How deep should succulent top dressing be?

Usually, less than you think. For most succulents, a layer around a quarter inch to half an inch is enough. You want coverage, not a rock blanket.

If the layer is too deep, it can keep the soil surface from drying quickly and make it harder to read what is happening underneath. It also makes repotting more annoying, which is not tragic, but still annoying. For small pots, extra depth gets excessive fast.

Keep the top dressing slightly away from the crown of the plant. Do not pile stone directly against the stem or rosette base. That little gap matters, especially for plants prone to rot.

How to apply top dressing without making a mess

Wait until the succulent is properly planted in a fast-draining mix and sitting at the right height. If your soil line is already too high, top dressing will only make the problem worse. You want a little room below the rim so watering does not send everything over the edge.

Add the material slowly, ideally with a small scoop or spoon. Then use your fingers or a soft brush to settle it around the plant. This is one of those tiny styling moves that changes the whole presentation. Even spacing looks cleaner than dumping a handful and calling it good.

After that, gently shake or tap the pot so the stones settle naturally. If pieces are stacked awkwardly or pressing into leaves, adjust them. The goal is tailored, not overworked.

If you just repotted and watered the plant, wait until the surface has settled before obsessing over perfection. Some materials shift after the first watering, and that is normal.

Common mistakes with succulent top dressing

The biggest mistake is choosing looks over function. We get it. A glossy white pebble layer in a dramatic ceramic pot can look sharp. But if your plant is in a dim apartment and already drying slowly, that look may cost you.

Another mistake is using top dressing to hide bad soil. Surface stone does not fix a dense potting mix, poor drainage, or a pot without a drainage hole. It just makes the setup look cleaner while the roots suffer quietly underneath.

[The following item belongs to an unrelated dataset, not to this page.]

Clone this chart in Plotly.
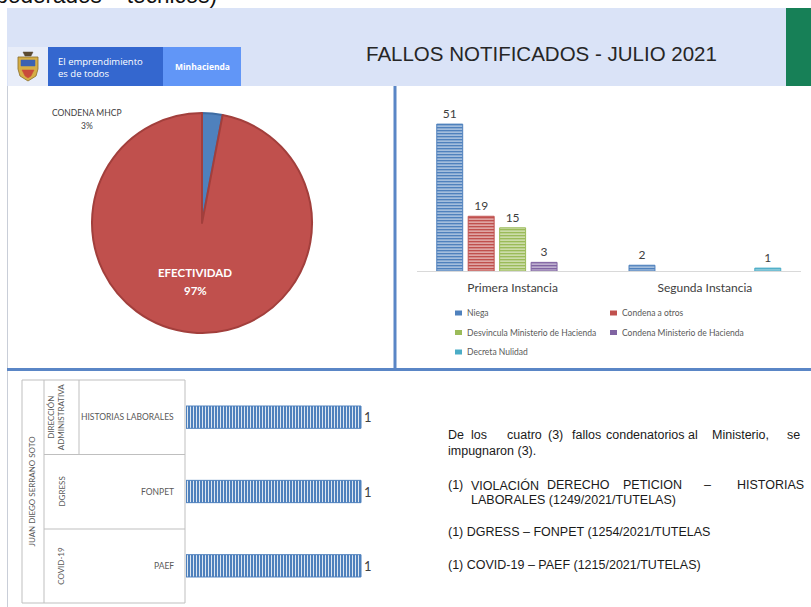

People also go too large with stone size. Big rocks can look sculptural, but on a tiny succulent they often read clunky and distract from the plant. Scale matters. Your top dressing should support the composition, not hijack it.

And yes, color can go wrong too. Dyed gravel and super artificial decorative stone usually cheapen the whole setup, especially if you are working with artisan pottery. If your pot has soul, let it keep some dignity.

When top dressing is worth it and when to skip it

Top dressing is worth it when you want a cleaner finish, better visual contrast, and a more polished planting. It is especially good for giftable arrangements, styled shelf plants, and collector pots where the vessel deserves a little staging.

You might skip it if you are still learning your watering rhythm with a particular plant. Bare soil makes it easier to see how fast the pot dries and whether water is penetrating evenly. Once you understand the setup, you can always add top dressing later.

It also may not be necessary for every plant. Some rough, wild succulent groupings look better with a more natural exposed-soil feel. Not every pot needs the full dressed-up treatment.

Styling notes for collectors and design people

If your succulent lives in a handmade planter, think of top dressing like the final texture in the room. Matte stone against a glossy glaze creates contrast. Light gravel in a dark pot can make the whole composition feel sharper. Black lava in a sandy clay body can look moody and expensive.

Try not to match everything too literally. A green pot with green stone and a green succulent can flatten out fast. A little contrast gives the plant shape and gives the pot a reason to exist.

For style-conscious plant people, this is where the fun starts. The right top dressing makes a planting look curated instead of accidental. It turns a pot from container into object, which is kind of the whole point.

If you are buying artisan ceramics from a place like The American Gringo, top dressing is not an afterthought. It is part of the presentation. The plant, the pot, and the surface finish should feel like they were meant to be together.

A good top dressing does not scream for attention. It just makes the whole setup look right, which is usually the strongest flex in the room.